GOAL: Skip every image and restate the data word for word.

━━━━━ INPUT

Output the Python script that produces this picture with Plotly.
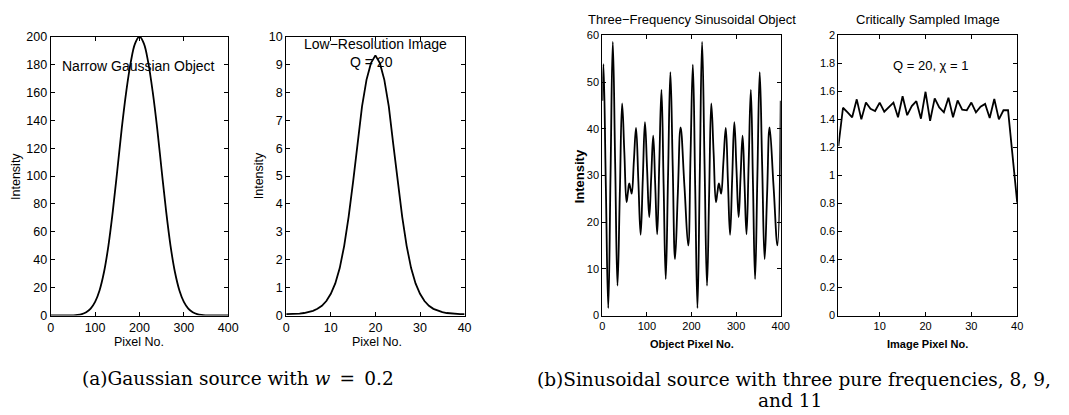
import plotly.graph_objects as go

W, H = 1069, 415

# ---------------- data ----------------
# (a) narrow Gaussian object, read every 10 object pixels
gauss_x = list(range(0, 401, 10))
gauss_y = [0, 0, 0, 0.02, 0.05, 0.15, 0.4, 1.0, 2.4, 5.0, 9.8, 18, 31, 50, 75, 104, 134, 160, 181, 195,
           200, 195, 181, 160, 134, 104, 75, 50, 31, 18, 9.8, 5.0, 2.4, 1.0, 0.4, 0.15, 0.05, 0.02, 0, 0, 0]

# (a) low-resolution image, Q = 20
lowres_x = list(range(0, 41))
lowres_y = [0.05, 0.05, 0.06, 0.07, 0.09, 0.12, 0.17, 0.24, 0.35, 0.52, 0.78, 1.15, 1.7, 2.5, 3.55,
            4.8, 6.15, 7.5, 8.45, 9.05, 9.33, 9.05, 8.45, 7.5, 6.15, 4.8, 3.55, 2.5, 1.7, 1.15, 0.78,
            0.52, 0.35, 0.24, 0.17, 0.12, 0.09, 0.07, 0.06, 0.05, 0.05]

# (b) three-frequency sinusoidal object: extrema and mid-level crossings
sin_x = [0, 2.5, 7.9, 13.3, 18.4, 23.5, 28.8, 34, 39.2, 44.4, 49.4, 54.3, 57.3, 60.3, 63.1, 65.9,
         70.8, 75.6, 80.8, 85.9, 90.8, 95.6, 100.4, 105.2, 109.7, 114.1, 118.6, 123, 127.8, 132.6,
         137.4, 142.2, 147.4, 152.6, 157.8, 163, 169.3, 175.5, 184.1, 192.6, 197.8,
         203, 208.2, 213.3, 218.5, 223.7, 229.2, 234.7, 239.5, 244.3, 249.5, 254.7, 258, 261.3, 263.9,
         266.5, 271.7, 276.8, 281.6, 286.4, 291.2, 296, 300.8, 305.6, 310, 314.5, 318.9, 323.3, 328.2,
         333, 337.8, 342.5, 347.7, 352.9, 358.4, 363.9, 369.5, 375, 383.9, 392.7, 400]
sin_y = [46, 53.8, 27.7, 1.6, 30.1, 58.6, 32.5, 6.4, 25.9, 45.4, 34.9, 24.3, 26.3, 28.3, 27.2, 26.1,
         33.2, 40.2, 28.8, 17.3, 29.4, 41.4, 31.3, 21.1, 29.8, 38.5, 28.0, 17.4, 32.9, 48.3,
         28.1, 7.8, 30.0, 52.1, 32.1, 12.1, 26.2, 40.3, 27.7, 15.0, 34.4,
         53.7, 27.7, 1.6, 30.1, 58.6, 32.5, 6.4, 25.9, 45.4, 34.9, 24.3, 26.3, 28.3, 27.2,
         26.1, 33.2, 40.2, 28.8, 17.3, 29.4, 41.4, 31.3, 21.1, 29.8, 38.5, 28.0, 17.4, 32.9,
         48.3, 28.1, 7.8, 30.0, 52.1, 32.1, 12.1, 26.2, 40.3, 27.7, 15.0, 46]

# (b) critically sampled image
crit_x = list(range(1, 41))
crit_y = [1.21, 1.483, 1.45, 1.415, 1.543, 1.40, 1.52, 1.475, 1.46, 1.52,
          1.455, 1.485, 1.52, 1.415, 1.565, 1.43, 1.495, 1.53, 1.405, 1.597,
          1.39, 1.55, 1.485, 1.45, 1.555, 1.415, 1.535, 1.47, 1.465, 1.52,
          1.45, 1.49, 1.51, 1.41, 1.545, 1.40, 1.465, 1.465, 1.14, 0.805]

# ---------------- styling ----------------
SANS = "Liberation Sans, Arial, Helvetica, sans-serif"
SERIF = "DejaVu Serif, Liberation Serif, serif"


def px(x):
    return x / W


def py(y):
    return 1 - y / H


def axis(domain, rng, fs, **kw):
    d = dict(domain=domain, range=rng, showline=True, linecolor="black", linewidth=1,
             mirror="ticks", ticks="inside", ticklen=4, tickwidth=1, tickcolor="black",
             showgrid=False, zeroline=False,
             tickfont=dict(family=SANS, size=fs, color="black"))
    d.update(kw)
    return d


fig = go.Figure()
line = dict(color="black", width=1.8)
fig.add_trace(go.Scatter(x=gauss_x, y=gauss_y, mode="lines", line=dict(shape="spline", **line),
                         xaxis="x", yaxis="y"))
fig.add_trace(go.Scatter(x=lowres_x, y=lowres_y, mode="lines", line=line, xaxis="x2", yaxis="y2"))
fig.add_trace(go.Scatter(x=sin_x, y=sin_y, mode="lines", line=dict(shape="spline", smoothing=1.2, **line),
                         xaxis="x3", yaxis="y3"))
fig.add_trace(go.Scatter(x=crit_x, y=crit_y, mode="lines", line=line, xaxis="x4", yaxis="y4"))

ya = [py(319.3), py(30.7)]
yb = [py(319.3), py(29.3)]

fig.update_layout(
    width=W, height=H, margin=dict(l=0, r=0, t=0, b=0),
    paper_bgcolor="white", plot_bgcolor="white", showlegend=False,
    xaxis=axis([px(48.3), px(228)], [0, 400], 12.5, dtick=100, anchor="y"),
    yaxis=axis(ya, [0, 200], 12.5, dtick=20, anchor="x"),
    xaxis2=axis([px(286.7), px(467.3)], [0, 40], 12.5, dtick=10, anchor="y2"),
    yaxis2=axis(ya, [0, 10], 12.5, dtick=1, anchor="x2"),
    xaxis3=axis([px(606.7), px(787.3)], [0, 400], 11, dtick=100, anchor="y3"),
    yaxis3=axis(yb, [0, 60], 11, dtick=10, anchor="x3"),
    xaxis4=axis([px(845.7), px(1026.7)], [1, 40], 11, tickvals=[10, 20, 30, 40], anchor="y4"),
    yaxis4=axis(yb, [0, 2], 11, dtick=0.2, anchor="x4"),
)


def note(text, x, y, size, family=SANS, angle=0, bold=False):
    if bold:
        text = "<b>" + text + "</b>"
    fig.add_annotation(text=text, x=px(x), y=py(y), xref="paper", yref="paper",
                       showarrow=False, textangle=angle, xanchor="center", yanchor="middle",
                       font=dict(family=family, size=size, color="black"))


note("Narrow Gaussian Object", 137, 61, 14)
note("Low\u2212Resolution Image", 376.7, 38.3, 14)
note("Q = 20", 373.3, 56.7, 14)
note("Intensity", 13, 175, 12.5, angle=-90)
note("Intensity", 259.3, 175, 12.5, angle=-90)
note("Pixel No.", 138, 347, 12.5)
note("Pixel No.", 379, 347, 12.5)

note("Three\u2212Frequency Sinusoidal Object", 697.5, 13.3, 13)
note("Critically Sampled Image", 936, 13.3, 13)
note("Intensity", 583.3, 175, 13, angle=-90, bold=True)
note("Object Pixel No.", 697, 349, 11, bold=True)
note("Image Pixel No.", 936, 349, 11, bold=True)
note("Q = 20, \u03c7 = 1", 939, 61, 13)

note("(a)Gaussian source with <i>w</i>\u2002=\u20020.2", 238, 384, 18.5, SERIF)
note("(b)Sinusoidal source with three pure frequencies, 8, 9,", 801, 386, 18.5, SERIF)
note("and 11", 797, 407, 18.5, SERIF)

fig.write_html("out.html")
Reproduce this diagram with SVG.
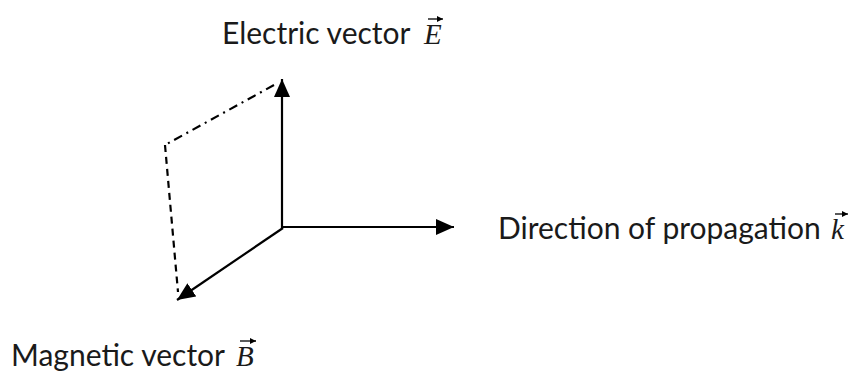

━━━━━━━━━━

TASK RESULT:
Output the Python script that produces this picture with Plotly.
import plotly.graph_objects as go

W, H = 1069, 415

# ---------------- data ----------------
# (a) narrow Gaussian object, read every 10 object pixels
gauss_x = list(range(0, 401, 10))
gauss_y = [0, 0, 0, 0.02, 0.05, 0.15, 0.4, 1.0, 2.4, 5.0, 9.8, 18, 31, 50, 75, 104, 134, 160, 181, 195,
           200, 195, 181, 160, 134, 104, 75, 50, 31, 18, 9.8, 5.0, 2.4, 1.0, 0.4, 0.15, 0.05, 0.02, 0, 0, 0]

# (a) low-resolution image, Q = 20
lowres_x = list(range(0, 41))
lowres_y = [0.05, 0.05, 0.06, 0.07, 0.09, 0.12, 0.17, 0.24, 0.35, 0.52, 0.78, 1.15, 1.7, 2.5, 3.55,
            4.8, 6.15, 7.5, 8.45, 9.05, 9.33, 9.05, 8.45, 7.5, 6.15, 4.8, 3.55, 2.5, 1.7, 1.15, 0.78,
            0.52, 0.35, 0.24, 0.17, 0.12, 0.09, 0.07, 0.06, 0.05, 0.05]

# (b) three-frequency sinusoidal object: extrema and mid-level crossings
sin_x = [0, 2.5, 7.9, 13.3, 18.4, 23.5, 28.8, 34, 39.2, 44.4, 49.4, 54.3, 57.3, 60.3, 63.1, 65.9,
         70.8, 75.6, 80.8, 85.9, 90.8, 95.6, 100.4, 105.2, 109.7, 114.1, 118.6, 123, 127.8, 132.6,
         137.4, 142.2, 147.4, 152.6, 157.8, 163, 169.3, 175.5, 184.1, 192.6, 197.8,
         203, 208.2, 213.3, 218.5, 223.7, 229.2, 234.7, 239.5, 244.3, 249.5, 254.7, 258, 261.3, 263.9,
         266.5, 271.7, 276.8, 281.6, 286.4, 291.2, 296, 300.8, 305.6, 310, 314.5, 318.9, 323.3, 328.2,
         333, 337.8, 342.5, 347.7, 352.9, 358.4, 363.9, 369.5, 375, 383.9, 392.7, 400]
sin_y = [46, 53.8, 27.7, 1.6, 30.1, 58.6, 32.5, 6.4, 25.9, 45.4, 34.9, 24.3, 26.3, 28.3, 27.2, 26.1,
         33.2, 40.2, 28.8, 17.3, 29.4, 41.4, 31.3, 21.1, 29.8, 38.5, 28.0, 17.4, 32.9, 48.3,
         28.1, 7.8, 30.0, 52.1, 32.1, 12.1, 26.2, 40.3, 27.7, 15.0, 34.4,
         53.7, 27.7, 1.6, 30.1, 58.6, 32.5, 6.4, 25.9, 45.4, 34.9, 24.3, 26.3, 28.3, 27.2,
         26.1, 33.2, 40.2, 28.8, 17.3, 29.4, 41.4, 31.3, 21.1, 29.8, 38.5, 28.0, 17.4, 32.9,
         48.3, 28.1, 7.8, 30.0, 52.1, 32.1, 12.1, 26.2, 40.3, 27.7, 15.0, 46]

# (b) critically sampled image
crit_x = list(range(1, 41))
crit_y = [1.21, 1.483, 1.45, 1.415, 1.543, 1.40, 1.52, 1.475, 1.46, 1.52,
          1.455, 1.485, 1.52, 1.415, 1.565, 1.43, 1.495, 1.53, 1.405, 1.597,
          1.39, 1.55, 1.485, 1.45, 1.555, 1.415, 1.535, 1.47, 1.465, 1.52,
          1.45, 1.49, 1.51, 1.41, 1.545, 1.40, 1.465, 1.465, 1.14, 0.805]

# ---------------- styling ----------------
SANS = "Liberation Sans, Arial, Helvetica, sans-serif"
SERIF = "DejaVu Serif, Liberation Serif, serif"


def px(x):
    return x / W


def py(y):
    return 1 - y / H


def axis(domain, rng, fs, **kw):
    d = dict(domain=domain, range=rng, showline=True, linecolor="black", linewidth=1,
             mirror="ticks", ticks="inside", ticklen=4, tickwidth=1, tickcolor="black",
             showgrid=False, zeroline=False,
             tickfont=dict(family=SANS, size=fs, color="black"))
    d.update(kw)
    return d


fig = go.Figure()
line = dict(color="black", width=1.8)
fig.add_trace(go.Scatter(x=gauss_x, y=gauss_y, mode="lines", line=dict(shape="spline", **line),
                         xaxis="x", yaxis="y"))
fig.add_trace(go.Scatter(x=lowres_x, y=lowres_y, mode="lines", line=line, xaxis="x2", yaxis="y2"))
fig.add_trace(go.Scatter(x=sin_x, y=sin_y, mode="lines", line=dict(shape="spline", smoothing=1.2, **line),
                         xaxis="x3", yaxis="y3"))
fig.add_trace(go.Scatter(x=crit_x, y=crit_y, mode="lines", line=line, xaxis="x4", yaxis="y4"))

ya = [py(319.3), py(30.7)]
yb = [py(319.3), py(29.3)]

fig.update_layout(
    width=W, height=H, margin=dict(l=0, r=0, t=0, b=0),
    paper_bgcolor="white", plot_bgcolor="white", showlegend=False,
    xaxis=axis([px(48.3), px(228)], [0, 400], 12.5, dtick=100, anchor="y"),
    yaxis=axis(ya, [0, 200], 12.5, dtick=20, anchor="x"),
    xaxis2=axis([px(286.7), px(467.3)], [0, 40], 12.5, dtick=10, anchor="y2"),
    yaxis2=axis(ya, [0, 10], 12.5, dtick=1, anchor="x2"),
    xaxis3=axis([px(606.7), px(787.3)], [0, 400], 11, dtick=100, anchor="y3"),
    yaxis3=axis(yb, [0, 60], 11, dtick=10, anchor="x3"),
    xaxis4=axis([px(845.7), px(1026.7)], [1, 40], 11, tickvals=[10, 20, 30, 40], anchor="y4"),
    yaxis4=axis(yb, [0, 2], 11, dtick=0.2, anchor="x4"),
)


def note(text, x, y, size, family=SANS, angle=0, bold=False):
    if bold:
        text = "<b>" + text + "</b>"
    fig.add_annotation(text=text, x=px(x), y=py(y), xref="paper", yref="paper",
                       showarrow=False, textangle=angle, xanchor="center", yanchor="middle",
                       font=dict(family=family, size=size, color="black"))


note("Narrow Gaussian Object", 137, 61, 14)
note("Low\u2212Resolution Image", 376.7, 38.3, 14)
note("Q = 20", 373.3, 56.7, 14)
note("Intensity", 13, 175, 12.5, angle=-90)
note("Intensity", 259.3, 175, 12.5, angle=-90)
note("Pixel No.", 138, 347, 12.5)
note("Pixel No.", 379, 347, 12.5)

note("Three\u2212Frequency Sinusoidal Object", 697.5, 13.3, 13)
note("Critically Sampled Image", 936, 13.3, 13)
note("Intensity", 583.3, 175, 13, angle=-90, bold=True)
note("Object Pixel No.", 697, 349, 11, bold=True)
note("Image Pixel No.", 936, 349, 11, bold=True)
note("Q = 20, \u03c7 = 1", 939, 61, 13)

note("(a)Gaussian source with <i>w</i>\u2002=\u20020.2", 238, 384, 18.5, SERIF)
note("(b)Sinusoidal source with three pure frequencies, 8, 9,", 801, 386, 18.5, SERIF)
note("and 11", 797, 407, 18.5, SERIF)

fig.write_html("out.html")
Reproduce this diagram with SVG.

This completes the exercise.